The exit from Hilton is perhaps the most telling move. Hilton had been a core holding for Pershing Square, a real-world asset play that fit Ackman's historical preference for undervalued, operationally challenged companies that could be improved through activist pressure and strategic guidance. The decision to exit entirely suggests that Ackman has concluded the hotel company's upside is limited, or that capital can be deployed more productively in growth-oriented technology plays. It's a notable shift in emphasis from the value-and-operations playbook that built Pershing Square's reputation.
These portfolio moves arrived at a moment when investor sentiment on mega-cap technology stocks was fragmenting. Some investors were rotating out of the "Magnificent Seven" stocks that had dominated market gains, while others doubled down on the belief that artificial intelligence would drive returns for years to come. Ackman's choices place him squarely in the latter camp, but with a specific preference: he's backing the company that has locked in a partnership with the technology that everyone is trying to figure out how to monetize.
The rebalancing also reflects a broader divergence among elite investors about which technology companies are best positioned for the AI era. Different investors are making different bets, and those bets are being made with real capital and real conviction. Ackman's moves suggest he believes Microsoft has the clearest path to translating AI innovation into durable competitive advantage and shareholder returns. Whether that conviction proves correct will become clear over the next several years, as the market tests whether the AI boom can sustain the valuations and growth expectations that have been priced into these stocks.
Notable Quotes
Ackman is bullish on Microsoft as OpenAI's primary commercial partner— Pershing Square portfolio positioning, Q1 2026
The Hearth Conversation Another angle on the story
Why would Ackman buy Microsoft during a sell-off rather than wait for a better entry point?

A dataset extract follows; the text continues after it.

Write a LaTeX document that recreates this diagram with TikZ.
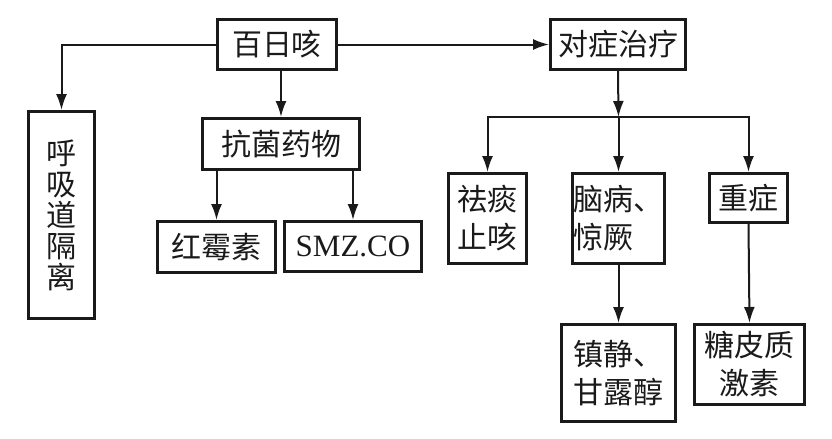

Because sell-offs are when conviction matters most. If you believe in the long-term story—and he clearly does with the OpenAI partnership—you buy when others are panicking. It's the opposite of chasing momentum.
But Alphabet also has AI capabilities. Why not stay with Google?
Google's AI is real, but it's not exclusive. Microsoft has OpenAI locked in. That exclusivity is what Ackman is paying for—a clear moat, not just a seat at the table.
The Hilton exit seems like a bigger story than the Microsoft buy. Why leave?
Because Hilton is a mature business now. Ackman made his money there, but there's no more juice to squeeze. Tech growth offers something Hilton can't—exponential upside if the AI thesis plays out.
Is he betting against Alphabet, or just betting more on Microsoft?
It's both. The reduction in Alphabet suggests he thinks Microsoft is the better risk-reward at this moment. That's a statement about relative positioning, not absolute conviction in either company.
What does this tell us about where Ackman thinks the market is headed?
That he thinks AI-driven cloud computing will be the dominant wealth creator for the next decade, and that Microsoft has the best claim on that opportunity. Everything else—the Hilton exit, the Alphabet trim—flows from that central thesis.